What do we owe the enormous numbers of children who have crossed our borders illegally in the last couple of months from various countries in Central America? We certainly owe it to them to not kill, starve, beat, or otherwise harm them while they’re here. But beyond that? Nothing but a speedy and safe trip back home.
It would solve a host of problems and be cost-effective too, and it’s a good bet that, as soon as the word got out in Honduras, Guatemala, and El Salvador (and you can also bet that the word would get out very quickly) of what’s happening here, the sudden flood of immigrants would magically slow to a tiny trickle.
But it won’t be done. And the reason is that neither political party has the will to do it. And what of the will of the American people — not that anyone in government cares? It’s hard to discover, because there’s a paucity of polls that specifically address the issue of the recent crisis. Most of the older polls on the subject of illegal immigration have to do with the children of immigrants who came here illegally with their parents years ago, a sort of grandfathering-in (grandchildrening-in?) of a phenomenon that people feel was already a fait accompli.
The current situation is unique from previous ones in that, at least in logistical terms, it would be an easier task to transport the children and families who have recently entered illegally back to their home countries. Unlike in the past, the new arrivals are not trying to evade capture, but are instead giving themselves up voluntarily and therefore the vast majority have been put in custody from the outset. We are already paying a great deal of money to house them and provide them with all sorts of services, and therefore it most likely would cost less rather than more to send them home.
So, what’s the problem with doing just that (in addition, of course, to the fact that the current administration and much of Congress would be against it)? Here’s the catch:
U.S. law requires that these children be turned over to the Department of Health and Human Services, which works to find family or friends in the U.S. until their deportation cases are processed.
The operative law is Section 462 of the Homeland Security Act of 2002. And how have those deportation cases ordinarily been “processed”? Very, very slowly. In fact, all those children and families currently streaming across the border with the perception that they can stay here are not misguided at all; they are correct. Here’s the way it currently works [emphasis mine]:
…[M]ost [children who come here illegally and are apprehended] spend about one month in the custody of the Office of Refugee and Resettlement under the Health and Human Services Department, before they are reunited with parents or other relatives in the United States. There is no requirement that their parents or those other relatives were legally allowed into the United States.

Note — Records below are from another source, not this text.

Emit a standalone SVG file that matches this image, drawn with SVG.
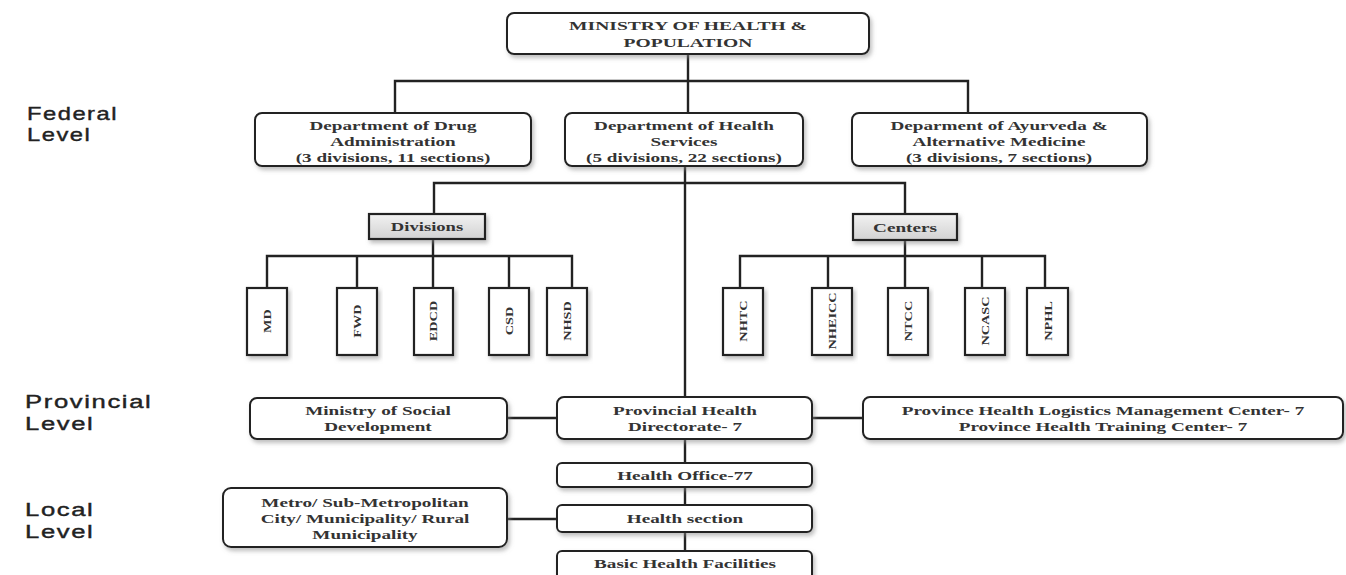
<svg xmlns="http://www.w3.org/2000/svg" width="1346" height="575" viewBox="0 0 1346 575">
<defs>
<filter id="sh" x="-10%" y="-20%" width="125%" height="160%">
<feDropShadow dx="2" dy="3" stdDeviation="2" flood-color="#888" flood-opacity="0.55"/>
</filter>
<linearGradient id="gr" x1="0" y1="0" x2="0" y2="1">
<stop offset="0" stop-color="#f2f2f2"/>
<stop offset="1" stop-color="#d2d2d2"/>
</linearGradient>
</defs>
<style>
.box{fill:#fff;stroke:#222;stroke-width:2;filter:url(#sh)}
.gbox{fill:url(#gr);stroke:#222;stroke-width:2.2;filter:url(#sh)}
.sbox{fill:#fff;stroke:#222;stroke-width:2.2;filter:url(#sh)}
.ln{fill:none;stroke:#222;stroke-width:2.4}
.t{font-family:"Liberation Serif","Times New Roman",serif;font-weight:bold;font-size:13.5px;fill:#333;text-anchor:middle}
.v{font-family:"Liberation Serif","Times New Roman",serif;font-weight:bold;font-size:11px;fill:#333;text-anchor:middle}
.lv{font-family:"Liberation Sans",Arial,sans-serif;font-size:19px;fill:#222;stroke:#222;stroke-width:0.4;letter-spacing:1.2px}
</style>
<rect width="1346" height="575" fill="#fff"/>

<g id="levels">
<text class="lv" transform="translate(27,120) scale(1.25,1)">Federal</text>
<text class="lv" transform="translate(27,141) scale(1.25,1)">Level</text>
<text class="lv" transform="translate(25,408) scale(1.35,1)">Provincial</text>
<text class="lv" transform="translate(25,430) scale(1.35,1)">Level</text>
<text class="lv" transform="translate(25,516) scale(1.35,1)">Local</text>
<text class="lv" transform="translate(25,538) scale(1.35,1)">Level</text>
</g>

<g id="connectors">
<path class="ln" d="M688 54V113M395 113V81H968V113"/>
<path class="ln" d="M685 166V397M434 215V183H905V215"/>
<path class="ln" d="M433 239V256M267 288V256H572V288M357 256V288M433 256V288M509 256V288"/>
<path class="ln" d="M905 240V256M740 288V256H1045V288M828 256V288M905 256V288M982 256V288"/>
<path class="ln" d="M507 418H557M812 418H863"/>
<path class="ln" d="M685 439V463M685 487V505M685 532V551M507 519H557"/>
</g>

<g id="ministry">
<rect class="box" x="507" y="13" width="362" height="41" rx="7"/>
<text class="t" transform="translate(688,30) scale(1.45,1)">MINISTRY OF HEALTH &amp;</text>
<text class="t" transform="translate(688,47) scale(1.45,1)">POPULATION</text>
</g>

<g id="dda">
<rect class="box" x="255" y="113" width="276" height="53" rx="7"/>
<text class="t" transform="translate(393,130) scale(1.42,1)">Department of Drug</text>
<text class="t" transform="translate(393,146) scale(1.42,1)">Administration</text>
<text class="t" transform="translate(393,162) scale(1.42,1)">(3 divisions, 11 sections)</text>
</g>

<g id="dhs">
<rect class="box" x="565" y="113" width="238" height="53" rx="7"/>
<text class="t" transform="translate(684,130) scale(1.42,1)">Department of Health</text>
<text class="t" transform="translate(684,146) scale(1.42,1)">Services</text>
<text class="t" transform="translate(684,162) scale(1.42,1)">(5 divisions, 22 sections)</text>
</g>

<g id="daam">
<rect class="box" x="852" y="113" width="295" height="53" rx="7"/>
<text class="t" transform="translate(999,130) scale(1.42,1)">Deparment of Ayurveda  &amp;</text>
<text class="t" transform="translate(999,146) scale(1.42,1)">Alternative Medicine</text>
<text class="t" transform="translate(999,162) scale(1.42,1)">(3 divisions, 7 sections)</text>
</g>

<g id="divisions">
<rect class="gbox" x="369" y="214" width="116" height="25"/>
<text class="t" style="font-size:12px" transform="translate(427,231) scale(1.55,1)">Divisions</text>
</g>
<g id="centers">
<rect class="gbox" x="853" y="214" width="104" height="26"/>
<text class="t" style="font-size:12px" transform="translate(905,232) scale(1.6,1)">Centers</text>
</g>

<g id="md"><rect class="sbox" x="247" y="288" width="40" height="67"/><text class="v" transform="translate(267,321) rotate(-90) scale(1.3,1)" y="4">MD</text></g>
<g id="fwd"><rect class="sbox" x="337" y="288" width="40" height="67"/><text class="v" transform="translate(357,321) rotate(-90) scale(1.3,1)" y="4">FWD</text></g>
<g id="edcd"><rect class="sbox" x="414" y="288" width="39" height="67"/><text class="v" transform="translate(433,321) rotate(-90) scale(1.3,1)" y="4">EDCD</text></g>
<g id="csd"><rect class="sbox" x="489" y="288" width="40" height="67"/><text class="v" transform="translate(509,321) rotate(-90) scale(1.3,1)" y="4">CSD</text></g>
<g id="nhsd"><rect class="sbox" x="547" y="288" width="40" height="67"/><text class="v" transform="translate(567,321) rotate(-90) scale(1.3,1)" y="4">NHSD</text></g>

<g id="nhtc"><rect class="sbox" x="723" y="288" width="40" height="67"/><text class="v" transform="translate(743,321) rotate(-90) scale(1.3,1)" y="4">NHTC</text></g>
<g id="nheicc"><rect class="sbox" x="812" y="288" width="40" height="67"/><text class="v" transform="translate(832,321) rotate(-90) scale(1.3,1)" y="4">NHEICC</text></g>
<g id="ntcc"><rect class="sbox" x="888" y="288" width="40" height="67"/><text class="v" transform="translate(908,321) rotate(-90) scale(1.3,1)" y="4">NTCC</text></g>
<g id="ncasc"><rect class="sbox" x="965" y="288" width="40" height="67"/><text class="v" transform="translate(985,321) rotate(-90) scale(1.3,1)" y="4">NCASC</text></g>
<g id="nphl"><rect class="sbox" x="1027" y="288" width="41" height="67"/><text class="v" transform="translate(1048,321) rotate(-90) scale(1.3,1)" y="4">NPHL</text></g>

<g id="mosd">
<rect class="box" x="250" y="398" width="257" height="41" rx="7"/>
<text class="t" transform="translate(378,415) scale(1.42,1)">Ministry of Social</text>
<text class="t" transform="translate(378,431) scale(1.42,1)">Development</text>
</g>

<g id="phd">
<rect class="box" x="557" y="397" width="255" height="42" rx="7"/>
<text class="t" transform="translate(685,415) scale(1.42,1)">Provincial Health</text>
<text class="t" transform="translate(685,431) scale(1.42,1)">Directorate- 7</text>
</g>

<g id="phlmc">
<rect class="box" x="863" y="397" width="480" height="42" rx="7"/>
<text class="t" transform="translate(1103,415) scale(1.42,1)">Province Health Logistics Management Center- 7</text>
<text class="t" transform="translate(1103,431) scale(1.42,1)">Province Health Training Center- 7</text>
</g>

<g id="ho">
<rect class="box" x="557" y="463" width="255" height="24" rx="5"/>
<text class="t" transform="translate(685,480) scale(1.42,1)">Health Office-77</text>
</g>

<g id="metro">
<rect class="box" x="223" y="488" width="284" height="59" rx="8"/>
<text class="t" transform="translate(365,507) scale(1.42,1)">Metro/ Sub-Metropolitan</text>
<text class="t" transform="translate(365,523) scale(1.42,1)">City/ Municipality/ Rural</text>
<text class="t" transform="translate(365,539) scale(1.42,1)">Municipality</text>
</g>

<g id="hs">
<rect class="box" x="557" y="505" width="255" height="27" rx="5"/>
<text class="t" transform="translate(685,523) scale(1.42,1)">Health section</text>
</g>

<g id="bhf">
<rect class="box" x="557" y="551" width="255" height="30" rx="5"/>
<text class="t" transform="translate(685,568) scale(1.42,1)">Basic Health Facilities</text>
</g>
</svg>
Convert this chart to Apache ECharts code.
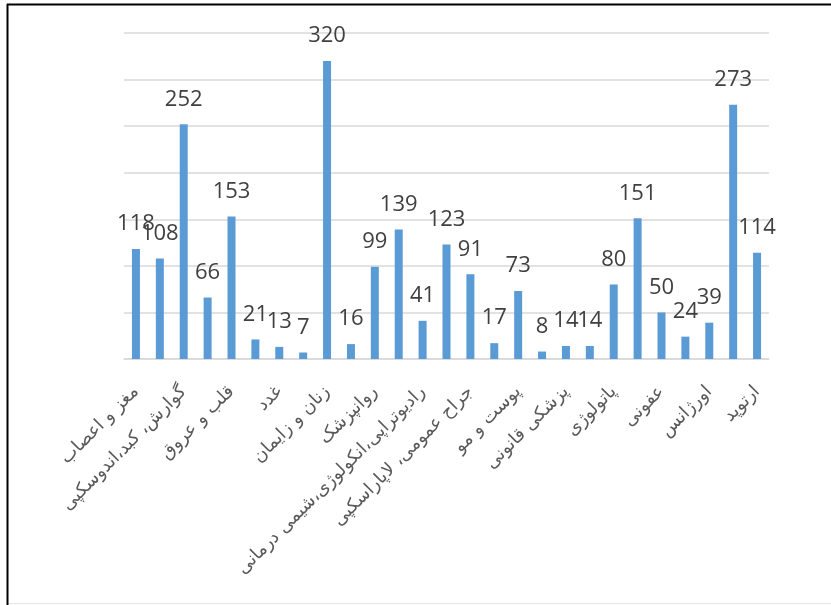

All the young immigrants who cross the border illegally are subject to deportation eventually. But it’s not a quick process.
The immigration court system was backlogged with as many as 30,000 pending cases before the most recent surge.
Court delays that already persist for years will grow even longer as the beleaguered system absorbs the cases for the new children immigrants. That will make the risk of speedy deportation even less likely and further fuel perceptions that crossing the U.S. border carries few immediate consequences.